Paul Z, I know we disagree about this harsh treatment of Luxemburg, 
but I don't think it was motivated by politics as much as by Rosa L's 
incomprehension according to Grossmann of the nature and implications 
of Marx's theory, esp. the reproduction schemes.

At any rate,   I find little positive reference to Lenin in 
Grossman's writings but as Rick Kuhn has demonstrated grossman's 
theoretical work was shaped by the organizational work that he did 
with the working class. So it is possible that for party reasons 
Grossmann did not always name Lenin when attacking positions that 
Lenin, along with others, held. It would be interesting to get Rick 
Kuhn's views on this. especially his comparative analysis of their 
respective ideas of the party.

moreover, we would need to make a careful study of lenin's work to 
determine whether he did not understand the differences between the 
marxian and classical labor theory of value.

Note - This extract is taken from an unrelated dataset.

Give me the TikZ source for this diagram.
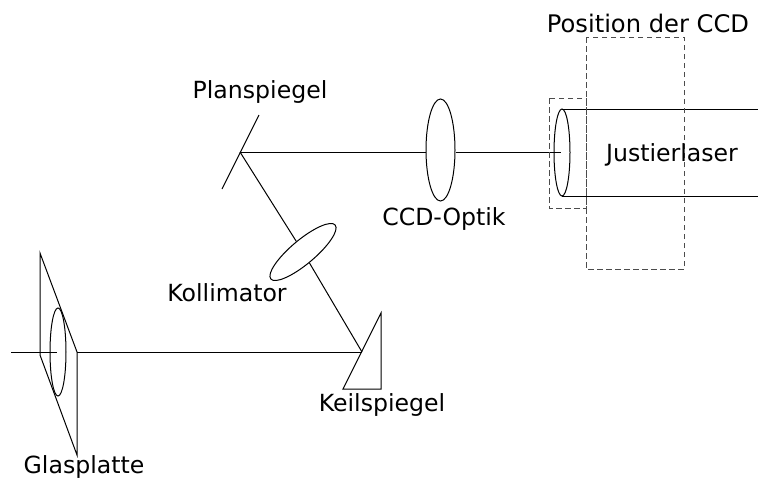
\documentclass[tikz,border=0pt]{standalone}
\usepackage{fontspec}
\setmainfont{DejaVu Sans}
\usetikzlibrary{shapes.geometric}
\tikzset{
  lens/.style={draw, ellipse, inner sep=0pt, minimum width=#1},
  label/.style={inner sep=0pt, font=\fontsize{23.6}{28}\selectfont},
  ccdbox/.style={draw=black!70, line width=1pt, dash pattern=on 5.5pt off 3.5pt}
}
\begin{document}
\begin{tikzpicture}[x=1pt,y=-1pt, line width=1pt]
  \useasboundingbox (0,0) rectangle (758,485);
  \coordinate (Stub)  at (11,352);
  \coordinate (GlasA) at (40,253);
  \coordinate (GlasB) at (40,355);
  \coordinate (GlasC) at (77,455);
  \coordinate (GlasD) at (77,352);
  \coordinate (KeilA) at (381,313);
  \coordinate (KeilB) at (381,389);
  \coordinate (KeilC) at (343,389);
  \coordinate (KeilM) at (362,352);
  \coordinate (PlanA) at (259,115);
  \coordinate (PlanB) at (222,189);
  \coordinate (PlanM) at (240,152);
  \coordinate (LaserA) at (562,109);
  \coordinate (LaserB) at (562,196);
  \coordinate (LaserEndA) at (758,109);
  \coordinate (LaserEndB) at (758,196);
  \coordinate (StubEnd) at (57,352);
  \coordinate (BeamEnd) at (561,152);
  % lenses
  \node[lens=16pt, minimum height=88pt] (glaslens) at (58,352) {};
  \node[lens=29pt, minimum height=102pt] (ccdlens) at (440.5,150) {};
  \node[lens=16pt, minimum height=87pt] (laserlens) at (562,152.5) {};
  \node[lens=24pt, minimum height=84pt, rotate=-50] (kollimator) at (303,252) {};
  % optics
  \draw (GlasA) -- (GlasB) -- (GlasC) -- (GlasD) -- cycle;
  \draw (KeilA) -- (KeilB) -- (KeilC) -- cycle;
  \draw (PlanA) -- (PlanB);
  \draw (LaserEndA) -- (LaserA);
  \draw (LaserEndB) -- (LaserB);
  % beam
  \draw (Stub) -- (StubEnd);
  \draw (GlasD) -- (KeilM);
  \draw (KeilM) -- (kollimator);
  \draw (kollimator) -- (PlanM);
  \draw (PlanM) -- (PlanM -| ccdlens.west);
  \draw (ccdlens.east |- BeamEnd) -- (BeamEnd);
  % dashed boxes
  \draw[ccdbox] (549,98) rectangle (586,208);
  \draw[ccdbox] (586,37) rectangle (684,269);
  % labels
  \node[label, font=\fontsize{24.2}{28}\selectfont] (position) at (648,23) {Position der CCD};
  \node[label] (justier) at (672,155) {Justierlaser};
  \node[label] (plan) at (260,92) {Planspiegel};
  \node[label] (ccdoptik) at (444,219) {CCD-Optik};
  \node[label] (kolli) at (227,293) {Kollimator};
  \node[label] (keil) at (382,405) {Keilspiegel};
  \node[label] (glas) at (84,467) {Glasplatte};
\end{tikzpicture}
\end{document}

there is the controversial criticism by mattick sr, korsch and 
pannekoek that lenin criticized machian idealism from the perspective 
of bourgeois materialism, not historical materialism. Did Lenin 
criticize the subjective turn in bourgeois economics from the 
perspective of the classical labor theory, not the Marxian theory? I 
don't know. It would seem the more interesting question is whether 
Bukharin on whom I would imagine Lenin was dependent here grasped the 
differences between the classical theory of labor value and the 
marxian labor theory of value. And I would say that there are some 
very important places where bukharin lays out the differences in the 
two labor theories of value. Which is not to say that there are not 
devastating criticisms to be made of bukharin's methodology for the 
study of bourgeois ideology (geoffrey kay has written one such 
criticism, if i remember).

moreover, lenin did refer (i have read in secondary sources)  in his 
hegel notebooks  to the contradictions of the commodity which 
contained within itself the contradictions of the system as a whole. 
i don't believe that this could have been known to grossmann, 
however. But it suggests that Lenin's understanding of the commodity 
may have been at a higher level than Ricardo.

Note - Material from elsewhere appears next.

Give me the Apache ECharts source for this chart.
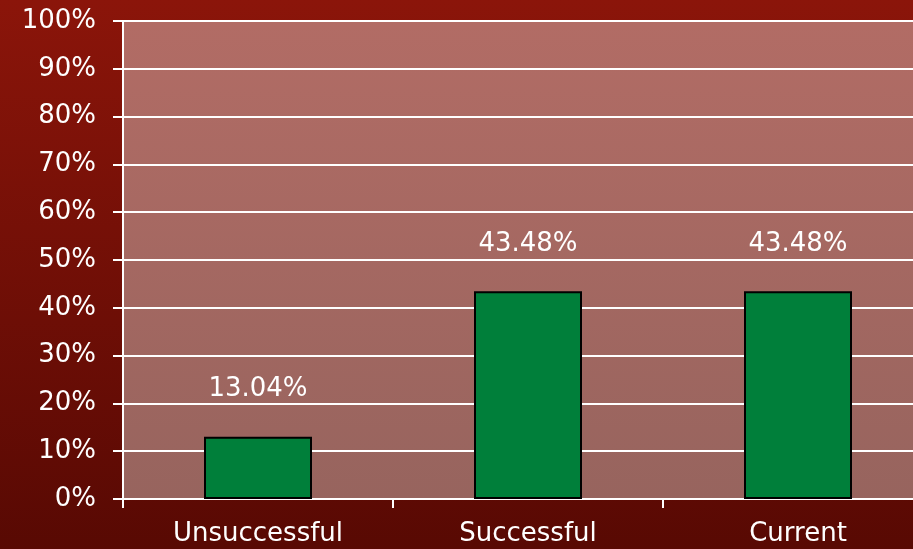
<!DOCTYPE html>
<html>
<head>
<meta charset="utf-8">
<script src="https://cdn.jsdelivr.net/npm/echarts@6/dist/echarts.min.js"></script>
<style>
  html, body { margin: 0; padding: 0; overflow: hidden; }
  #chart { width: 933px; height: 549px; }
</style>
</head>
<body>
<div id="chart"></div>
<script>
const categories = ['Unsuccessful', 'Successful', 'Current'];
const shares = [13.04, 43.48, 43.48];

// the plot runs a little past the right edge of the picture, so the canvas is wider than the window
const myChart = echarts.init(document.getElementById('chart'));

const white = '#ffffff';
const font = 'DejaVu Sans, Verdana, sans-serif';

myChart.setOption({
  animation: false,
  backgroundColor: {
    type: 'linear', x: 0, y: 0, x2: 0, y2: 1,
    colorStops: [
      { offset: 0, color: '#8b150a' },
      { offset: 1, color: '#580903' }
    ]
  },
  grid: {
    left: 123,
    right: 0,
    top: 21,
    bottom: 50,
    show: true,
    borderWidth: 0,
    backgroundColor: {
      type: 'linear', x: 0, y: 0, x2: 0, y2: 1,
      colorStops: [
        { offset: 0, color: '#b26c65' },
        { offset: 1, color: '#97645e' }
      ]
    }
  },
  xAxis: {
    type: 'category',
    data: categories,
    axisLine: { lineStyle: { color: white, width: 2 } },
    axisTick: { show: true, length: 9, lineStyle: { color: white, width: 2 } },
    axisLabel: { color: white, fontFamily: font, fontSize: 26, margin: 22 }
  },
  yAxis: {
    type: 'value',
    min: 0,
    max: 100,
    interval: 10,
    axisLine: { show: true, lineStyle: { color: white, width: 2 } },
    axisTick: { show: true, length: 10, lineStyle: { color: white, width: 2 } },
    splitLine: { lineStyle: { color: white, width: 2 } },
    axisLabel: {
      color: white, fontFamily: font, fontSize: 26, margin: 27,
      formatter: '{value}%'
    }
  },
  series: [{
    type: 'bar',
    data: shares,
    barWidth: '40%',
    itemStyle: { color: '#007f3a', borderColor: '#000000', borderWidth: 2 },
    label: {
      show: true,
      position: 'top',
      distance: 34,
      color: white,
      fontFamily: font,
      fontSize: 26,
      formatter: (p) => p.value.toFixed(2) + '%'
    }
  }]
});
</script>
</body>
</html>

>In my opinion, Grossman is a tricky fellow and many times one has to pay as
>much attention to the silences as to the opinions (e.g., anti-Luxemburgism)
>to get a fuller understanding of what he is up to.

And do not forget that Grossmann praises Luxemburg for defending the 
revolutionary core of marxism against revisionists. In a sense, his 
greatest praise in his magnum opus is for her.